Modi was lauding 'freedom of thought and liberty' while presiding over a regime which has set a record in preventive detentions, a CPI(M) editorial said.
For representational purposes (Photo | PTI)
For representational purposes (Photo | PTI)

NEW DELHI: The CPI(M) on Thursday accused Prime Minister Narendra Modi of "doublespeak and hypocritical posturing" over India becoming a signatory to the "Open Societies Statement" at the G7 summit at Cornwall, highlighting the government's "dismal" record of preventive detentions.

The latest editorial in the party mouthpiece, People's Democracy, said while the prime minister became a signatory to the "Open Societies Statement", which talks of "human rights for all both online and offline", "right to assemble, organise and associate peacefully" and so on, the Modi government has a dismal and bleak record regarding all the virtues of democracy and the threats to it listed out in the statement.

"Prime Minister Narendra Modi has an inordinate capacity for doublespeak and hypocritical posturing. Even then, his performance at the outreach meeting of the G7 summit at Cornwall reached new heights.

Modi was lauding 'freedom of thought and liberty' while presiding over a regime which has set a record in preventive detentions," the editorial said.

Quoting official figures, it said 5,128 cases were lodged under the Unlawful Activities (Prevention) Act (UAPA) in the five-year period between 2015 and 2019.

There was a 72-per cent increase in the number of arrests under the UAPA in 2019 as compared to 2015.

The number of sedition cases rose to 229 in this period and it has continued to increase in 2020 and the first five months of 2021, it said.

"By the standards set out in the "Open Societies Statement", the authoritarian Modi regime should be identified as a threat to freedom and democracy," the editorial said.

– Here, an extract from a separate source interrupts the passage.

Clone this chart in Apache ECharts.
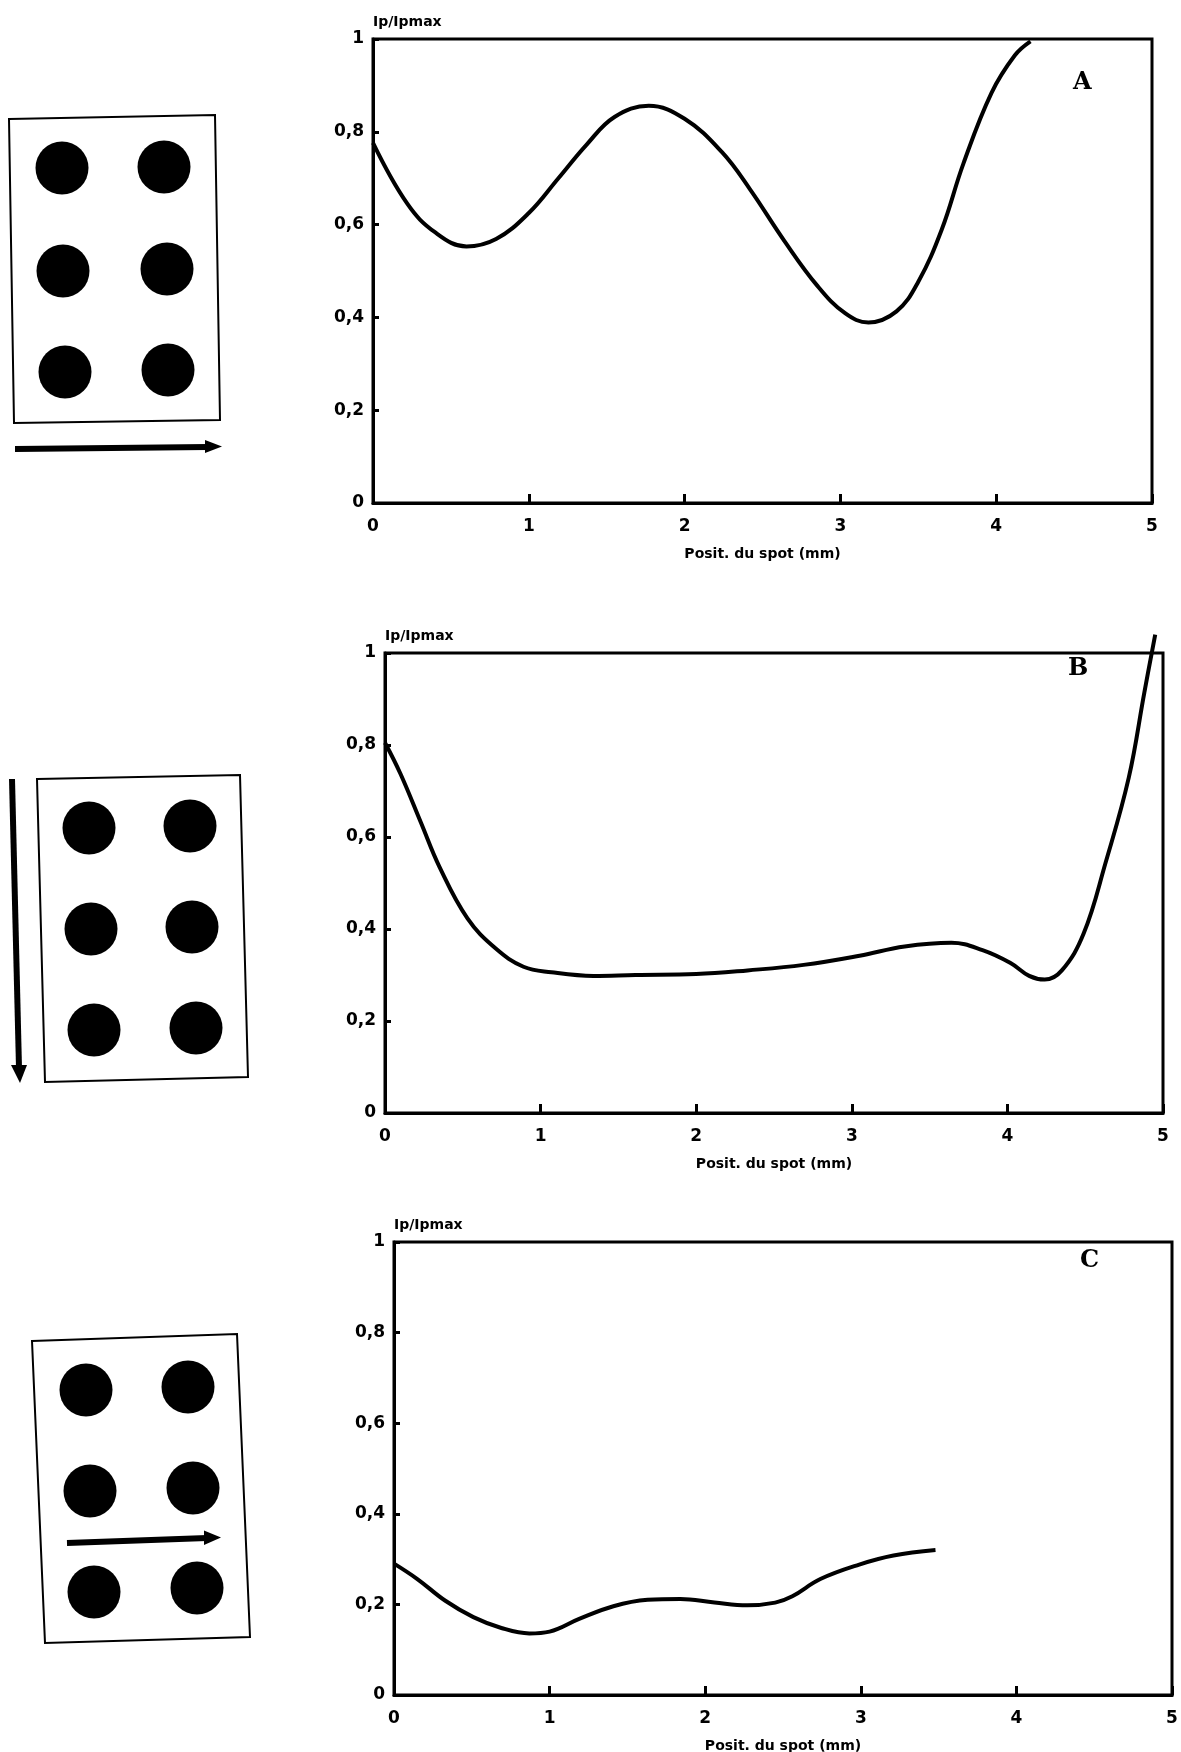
<!DOCTYPE html>
<html>
<head>
<meta charset="utf-8">
<title>Ip/Ipmax</title>
<script src="https://cdn.jsdelivr.net/npm/echarts@6/dist/echarts.min.js"></script>
<style>
html, body { margin: 0; padding: 0; background: #fff; }
#main { width: 1181px; height: 1752px; }
</style>
</head>
<body>
<div id="main"></div>
<script>
var yTickLabels = ['0', '0,2', '0,4', '0,6', '0,8', '1'];
var xTickLabels = ['0', '1', '2', '3', '4', '5'];
var panelNames = ['A', 'B', 'C'];

// courbe A
var posA = [0, 0.22, 0.4, 0.6, 0.79, 1.0, 1.19, 1.37, 1.55, 1.77, 2.0, 2.24, 2.42, 2.64, 2.85, 3.03, 3.18, 3.36, 3.5, 3.65, 3.79, 3.97, 4.12, 4.22];
var valA = [0.776, 0.645, 0.583, 0.553, 0.569, 0.625, 0.70, 0.772, 0.832, 0.856, 0.828, 0.756, 0.676, 0.565, 0.469, 0.409, 0.389, 0.413, 0.477, 0.589, 0.732, 0.884, 0.965, 0.995];
// courbe B
var posB = [0, 0.10, 0.23, 0.35, 0.53, 0.71, 0.89, 1.07, 1.34, 1.61, 2.0, 2.33, 2.69, 3.05, 3.34, 3.64, 3.84, 4.02, 4.14, 4.24, 4.35, 4.49, 4.63, 4.78, 4.88, 4.95];
var valB = [0.805, 0.737, 0.632, 0.535, 0.423, 0.358, 0.318, 0.306, 0.298, 0.300, 0.302, 0.310, 0.322, 0.342, 0.362, 0.370, 0.354, 0.326, 0.298, 0.290, 0.31, 0.39, 0.543, 0.729, 0.914, 1.04];
// courbe C
var posC = [0, 0.15, 0.33, 0.51, 0.69, 0.87, 1.0, 1.19, 1.41, 1.63, 1.84, 2.06, 2.27, 2.45, 2.56, 2.74, 2.99, 3.21, 3.48];
var valC = [0.29, 0.256, 0.208, 0.172, 0.148, 0.136, 0.14, 0.168, 0.196, 0.21, 0.212, 0.204, 0.198, 0.204, 0.218, 0.256, 0.288, 0.308, 0.32];

function pairs(xs, ys) {
    var out = [];
    for (var i = 0; i < xs.length; i++) {
        out.push([xs[i], ys[i]]);
    }
    return out;
}

var grids = [
    { left: 373, top: 39, width: 779, height: 464 },
    { left: 385, top: 653, width: 778, height: 460 },
    { left: 394, top: 1242, width: 778, height: 453 }
];

var font = 'DejaVu Sans';
var xAxes = [], yAxes = [], series = [], titles = [];
var curves = [pairs(posA, valA), pairs(posB, valB), pairs(posC, valC)];
var letterPos = [[1073, 71], [1068, 657], [1080, 1249]];

for (var g = 0; g < 3; g++) {
    grids[g].show = true;
    grids[g].borderColor = '#000';
    grids[g].borderWidth = 3;
    grids[g].outerBoundsMode = 'none';
    xAxes.push({
        gridIndex: g,
        type: 'value',
        min: 0,
        max: 5,
        interval: 1,
        axisLine: { show: true, onZero: false, lineStyle: { color: '#000', width: 3 } },
        axisTick: { show: true, inside: true, length: 9, lineStyle: { color: '#000', width: 3 } },
        splitLine: { show: false },
        axisLabel: {
            color: '#000', fontFamily: font, fontWeight: 'bold', fontSize: 17, margin: 15,
            formatter: function (v) { return xTickLabels[Math.round(v)]; }
        },
        name: 'Posit. du spot (mm)',
        nameLocation: 'middle',
        nameGap: 44,
        nameTextStyle: { color: '#000', fontFamily: font, fontWeight: 'bold', fontSize: 14 }
    });
    yAxes.push({
        gridIndex: g,
        type: 'value',
        min: 0,
        max: 1,
        interval: 0.2,
        axisLine: { show: true, onZero: false, lineStyle: { color: '#000', width: 3 } },
        axisTick: { show: true, inside: true, length: 6, lineStyle: { color: '#000', width: 3 } },
        splitLine: { show: false },
        axisLabel: {
            color: '#000', fontFamily: font, fontWeight: 'bold', fontSize: 17, margin: 9,
            formatter: function (v) { return yTickLabels[Math.round(v / 0.2)]; }
        },
        name: 'Ip/Ipmax',
        nameLocation: 'end',
        nameGap: 17,
        nameTextStyle: { color: '#000', fontFamily: font, fontWeight: 'bold', fontSize: 14, align: 'left', verticalAlign: 'middle' }
    });
    series.push({
        type: 'line',
        xAxisIndex: g,
        yAxisIndex: g,
        data: curves[g],
        smooth: 0.4,
        showSymbol: false,
        clip: false,
        lineStyle: { color: '#000', width: 4 }
    });
    titles.push({
        text: panelNames[g],
        left: letterPos[g][0],
        top: letterPos[g][1],
        padding: 0,
        textStyle: { color: '#000', fontFamily: 'DejaVu Serif', fontWeight: 'bold', fontSize: 24 }
    });
}

// cellules braille (dessin a gauche)
function cell(box, dots, shaft, head) {
    var els = [];
    els.push({ type: 'polygon', shape: { points: box }, style: { fill: '#fff', stroke: '#000', lineWidth: 2 } });
    for (var i = 0; i < dots.length; i++) {
        els.push({ type: 'circle', shape: { cx: dots[i][0], cy: dots[i][1], r: 26.5 }, style: { fill: '#000' } });
    }
    els.push({ type: 'polyline', shape: { points: shaft }, style: { stroke: '#000', lineWidth: 6, fill: null } });
    els.push({ type: 'polygon', shape: { points: head }, style: { fill: '#000' } });
    return els;
}

var graphics = [].concat(
    cell([[9, 119], [215, 115], [220, 420], [14, 423]],
        [[62, 168], [164, 167], [63, 271], [167, 269], [65, 372], [168, 370]],
        [[15, 449], [208, 447]],
        [[205, 440], [222, 446.5], [205, 453]]),
    cell([[37, 779], [240, 775], [248, 1077], [45, 1082]],
        [[89, 828], [190, 826], [91, 929], [192, 927], [94, 1030], [196, 1028]],
        [[12, 779], [19, 1068]],
        [[11, 1065], [20, 1083], [27, 1065]]),
    cell([[32, 1341], [237, 1334], [250, 1637], [45, 1643]],
        [[86, 1390], [188, 1387], [90, 1491], [193, 1488], [94, 1592], [197, 1588]],
        [[67, 1543], [207, 1538]],
        [[204, 1530.5], [221, 1537.5], [204, 1545]])
);

var chart = echarts.init(document.getElementById('main'));
chart.setOption({
    animation: false,
    backgroundColor: '#fff',
    title: titles,
    grid: grids,
    xAxis: xAxes,
    yAxis: yAxes,
    series: series,
    graphic: graphics
});
</script>
</body>
</html>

The Left party also hit out at the Centre over the decision of the Delhi Police, which is under the Union home ministry, to approach the Supreme Court against the bail given by a court to three student activists in the Delhi riots case.

"Menacing destruction of Democracy and Constitutional guarantees. Instead of gracefully implementing Delhi HC verdict granting bail to youth illegally arrested under UAPA, HM manipulates stealing time to appeal against bail in the SC. Rise to defend our Constitution," Communist Party of India (Marxist) general secretary Sitaram Yechury said in a tweet.